A lot of my white gay friends and my partner were incredulous about my relationship with my mother. “You mean you haven’t told her you are gay?” I hadn’t, at least not directly. I told her directly that I was getting married, and she said congratulations, and she told my sister she was upset that I hadn’t “come out” to her in person.

Being gay, you get a lot of barriers put in front of you, barriers of propriety, about how you didn’t do something the right way, or you didn’t say the right thing. My mother is “not thrilled” and “hasn’t disowned me” and she also “loves me” in her “rough-hewn” way, but it is a love that is exhausting to accept because it speaks in code to avoid any direct truth.
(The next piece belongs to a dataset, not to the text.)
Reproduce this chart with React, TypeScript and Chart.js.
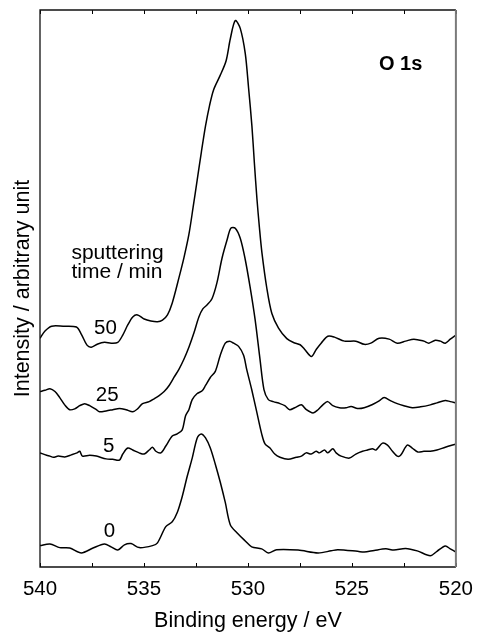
import React, { useEffect, useRef } from "react";
import { Chart, registerables } from "chart.js";

Chart.register(...registerables);

// ---- data (binding energy in eV, intensity in arbitrary units, offset per spectrum) ----
const energy0 = [540.00,539.52,539.05,538.57,538.01,537.45,536.90,536.58,536.26,535.94,535.62,535.23,534.59,534.35,533.95,533.64,533.40,533.16,532.92,532.68,532.44,532.25,532.04,531.81,531.57,531.33,531.09,530.85,530.53,530.14,529.82,529.34,529.02,528.62,527.59,526.63,526.00,525.68,524.73,524.41,523.93,523.37,522.98,522.42,521.86,521.23,520.91,520.51,520.27,520.00];
const intensity0 = [3.84,4.13,3.48,3.40,2.53,3.40,4.13,3.62,3.04,3.98,4.20,3.48,3.84,4.34,7.24,8.11,9.78,12.67,16.29,19.55,23.17,23.90,23.17,21.36,18.46,15.21,11.59,7.60,6.15,4.71,3.62,3.26,2.53,3.11,3.04,2.53,2.90,3.11,2.82,2.68,2.97,3.26,3.04,3.33,2.90,2.03,2.82,3.77,3.26,2.68];

const energy5 = [540.00,539.68,539.52,539.36,539.12,538.81,538.49,538.22,538.09,537.96,537.61,537.29,536.82,536.50,536.18,536.02,535.78,535.54,535.23,534.99,534.75,534.59,534.43,534.19,533.95,533.64,533.40,533.16,533.00,532.84,532.68,532.44,532.20,532.04,531.81,531.57,531.33,531.09,530.88,530.69,530.45,530.21,530.06,529.82,529.58,529.34,529.18,528.94,528.71,528.46,528.07,527.67,527.43,527.20,526.96,526.72,526.56,526.32,526.16,525.92,525.76,525.52,525.12,524.81,524.49,524.25,524.01,523.85,523.53,523.29,523.05,522.82,522.66,522.34,522.10,521.83,521.54,521.23,520.91,520.51,520.00];
const intensity5 = [20.49,20.06,19.91,19.70,19.91,19.77,20.13,20.49,20.78,19.91,20.06,19.91,19.41,19.33,19.19,20.28,21.36,21.00,20.49,20.28,21.00,21.51,20.78,20.49,21.72,23.53,23.90,24.62,27.15,28.24,30.05,31.14,31.64,32.59,34.03,35.12,38.02,40.19,40.55,40.19,39.61,38.02,35.48,31.86,27.88,23.90,22.09,21.36,20.28,19.70,19.33,19.70,19.91,20.49,20.28,20.78,20.49,21.00,20.49,21.22,20.49,19.91,19.55,20.28,20.78,21.00,21.22,21.00,22.23,21.87,20.78,19.91,20.06,21.87,21.36,20.64,20.78,20.78,21.00,21.51,22.09];

const energy25 = [540.00,539.76,539.52,539.28,539.05,538.81,538.57,538.33,538.09,537.85,537.61,537.29,537.14,536.82,536.50,536.18,535.86,535.54,535.31,535.07,534.75,534.51,534.27,534.03,533.79,533.56,533.32,533.08,532.84,532.60,532.36,532.17,531.96,531.73,531.49,531.25,531.01,530.82,530.61,530.37,530.14,529.90,529.66,529.42,529.23,529.02,528.78,528.46,528.23,527.99,527.75,527.43,527.19,526.87,526.63,526.40,526.16,525.92,525.60,525.28,525.04,524.73,524.41,524.01,523.69,523.45,523.13,522.82,522.50,522.10,521.70,521.23,520.91,520.51,520.27,520.00];
const intensity25 = [31.50,31.72,32.01,31.50,30.41,29.11,28.24,28.39,28.96,29.33,28.96,28.24,27.88,28.02,28.24,28.46,28.24,27.88,28.39,29.33,29.69,30.20,30.77,31.50,32.59,34.03,35.48,37.29,39.46,42.00,44.89,46.34,47.07,48.15,51.05,55.39,58.65,60.83,60.83,59.02,55.39,50.33,44.53,37.29,31.86,30.05,29.69,29.33,28.96,28.24,28.60,29.11,28.24,27.66,28.24,29.11,29.69,28.96,28.60,28.60,28.82,28.46,28.60,29.18,29.83,30.41,29.83,29.33,28.96,28.60,28.75,29.11,29.47,29.91,29.69,29.47];

const energy50 = [540.00,539.76,539.44,538.89,538.25,538.01,537.74,537.53,537.22,536.90,536.58,536.26,536.02,535.78,535.54,535.31,534.99,534.67,534.35,534.11,533.87,533.64,533.32,533.08,532.84,532.64,532.44,532.24,532.04,531.85,531.65,531.33,531.05,530.85,530.61,530.37,530.13,529.97,529.81,529.69,529.57,529.45,529.33,529.09,528.85,528.53,528.13,527.81,527.49,527.28,526.95,526.71,526.48,526.16,525.84,525.36,524.81,524.41,524.09,523.69,523.21,522.82,522.42,522.02,521.54,521.30,520.99,520.75,520.51,520.27,520.00];
const intensity50 = [41.06,42.36,43.23,43.23,43.08,41.78,39.83,39.46,40.04,40.33,40.19,40.33,41.64,43.45,44.89,45.26,44.53,44.17,44.03,44.32,45.26,47.4,51.9,55.5,59.7,64.5,69.5,74.5,79.2,82.8,85.7,88.3,90.9,94.8,98.1,96.7,92.2,86.0,79.2,72.5,66.2,61.0,56.5,50.0,45.5,42.9,41.0,40.3,39.9,39.1,37.8,39.10,40.19,41.42,41.27,40.55,40.55,39.97,40.19,41.06,40.91,40.19,40.55,40.91,40.55,40.19,40.70,40.55,40.19,40.91,41.64];

// tick marks (inward, every 2.5 eV)
const tickMarks = [540, 537.5, 535, 532.5, 530, 527.5, 525, 522.5, 520];

// curve labels (sputtering time / min) placed in data coordinates
const curveLabels = ["50", "25", "5", "0"];
const curveLabelX = [536.85, 536.77, 536.7, 536.66];
const curveLabelY = [42.9, 30.8, 21.75, 6.4];

const noteLines = ["sputtering", "time / min"];
const noteX = 538.49;
const noteY = [56.3, 52.85];

const peakTitle = "O 1s";
const peakTitleX = 522.66;
const peakTitleY = 90.2;

const FONT = '"Liberation Sans", Arial, Helvetica, sans-serif';

function zip(e: number[], v: number[]) {
  return e.map((x, i) => ({ x, y: v[i] }));
}

const overlayPlugin = {
  id: "overlay",
  afterDatasetsDraw(chart: any) {
    const { ctx, chartArea, scales } = chart;
    const { left, right, top, bottom } = chartArea;
    const x = scales.x;
    const y = scales.y;
    ctx.save();
    // tick marks
    ctx.strokeStyle = "#000";
    ctx.lineWidth = 1;
    for (const t of tickMarks) {
      const px = Math.round(x.getPixelForValue(t)) + 0.5;
      ctx.beginPath();
      ctx.moveTo(px, bottom);
      ctx.lineTo(px, bottom - 4);
      ctx.moveTo(px, top);
      ctx.lineTo(px, top + 4);
      ctx.stroke();
    }
    // frame
    ctx.lineWidth = 1.3;
    ctx.strokeStyle = "#111";
    ctx.beginPath();
    ctx.moveTo(right, top);
    ctx.lineTo(left, top);
    ctx.lineTo(left, bottom);
    ctx.lineTo(right, bottom);
    ctx.stroke();
    ctx.strokeStyle = "#7a7a7a";
    ctx.lineWidth = 2;
    ctx.beginPath();
    ctx.moveTo(right, top);
    ctx.lineTo(right, bottom);
    ctx.stroke();

    // texts
    ctx.fillStyle = "#000";
    ctx.textBaseline = "middle";
    ctx.font = `20.5px ${FONT}`;
    ctx.textAlign = "center";
    curveLabels.forEach((t, i) => {
      ctx.fillText(t, x.getPixelForValue(curveLabelX[i]), y.getPixelForValue(curveLabelY[i]));
    });
    ctx.font = `21px ${FONT}`;
    ctx.textAlign = "left";
    noteLines.forEach((t, i) => {
      ctx.fillText(t, x.getPixelForValue(noteX), y.getPixelForValue(noteY[i]));
    });
    ctx.textAlign = "center";
    ctx.font = `bold 20px ${FONT}`;
    ctx.fillText(peakTitle, x.getPixelForValue(peakTitleX), y.getPixelForValue(peakTitleY));
    ctx.restore();
  },
};

export default function App() {
  const ref = useRef<HTMLCanvasElement | null>(null);
  useEffect(() => {
    if (!ref.current) return;
    const mk = (e: number[], v: number[]) => ({
      data: zip(e, v),
      borderColor: "#000",
      borderWidth: 1.5,
      pointRadius: 0,
      tension: 0.3,
      fill: false,
    });
    const chart = new Chart(ref.current, {
      type: "line",
      data: {
        datasets: [
          mk(energy0, intensity0),
          mk(energy5, intensity5),
          mk(energy25, intensity25),
          mk(energy50, intensity50),
        ],
      },
      options: {
        animation: false,
        responsive: false,
        devicePixelRatio: 1,
        layout: { padding: { top: 10, right: 25, left: 0, bottom: 0 } },
        plugins: { legend: { display: false }, tooltip: { enabled: false } },
        scales: {
          x: {
            type: "linear",
            reverse: true,
            min: 520,
            max: 540,
            ticks: { stepSize: 5, padding: 10, color: "#000", font: { size: 20.5, family: FONT } },
            grid: { display: false, drawTicks: false },
            border: { display: false },
            title: {
              display: true,
              text: "Binding energy / eV",
              color: "#000",
              font: { size: 21.5, family: FONT, lineHeight: 1 },
              padding: { top: 4, bottom: 0 },
            },
            afterFit: (s: any) => {
              s.height = 65;
            },
          },
          y: {
            type: "linear",
            min: 0,
            max: 100,
            ticks: { display: false },
            grid: { display: false, drawTicks: false },
            border: { display: false },
            title: {
              display: true,
              text: "Intensity / arbitrary unit",
              color: "#000",
              font: { size: 21.5, family: FONT, lineHeight: 1 },
              padding: { top: 12, bottom: 0 },
            },
            afterFit: (s: any) => {
              s.width = 40;
            },
          },
        },
      },
      plugins: [overlayPlugin],
    });
    return () => chart.destroy();
  }, []);
  return (
    <div style={{ position: "absolute", left: 0, top: 0, width: 483, height: 632, background: "#fff" }}>
      <canvas ref={ref} width={483} height={632} />
    </div>
  );
}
Is that how love is supposed to be?

Exhausting?

We are cursed, because we look like them, so we are required to explain them; by the middle class, by academia, by thinkpiece writers, by the upper-crust, by white gay friends. When we succeed in any way, we are asked to explain our own parents. If we do we are apologists, if we don’t then we are poor victims of abuse, regardless of the situation. Meanwhile the burden of their love weighs on our successes. We are our family’s victims and we are their educators. We come from them but we must always be a higher form than them. We must be perfect.

I plan on inviting my mother to my wedding. I hope she makes it.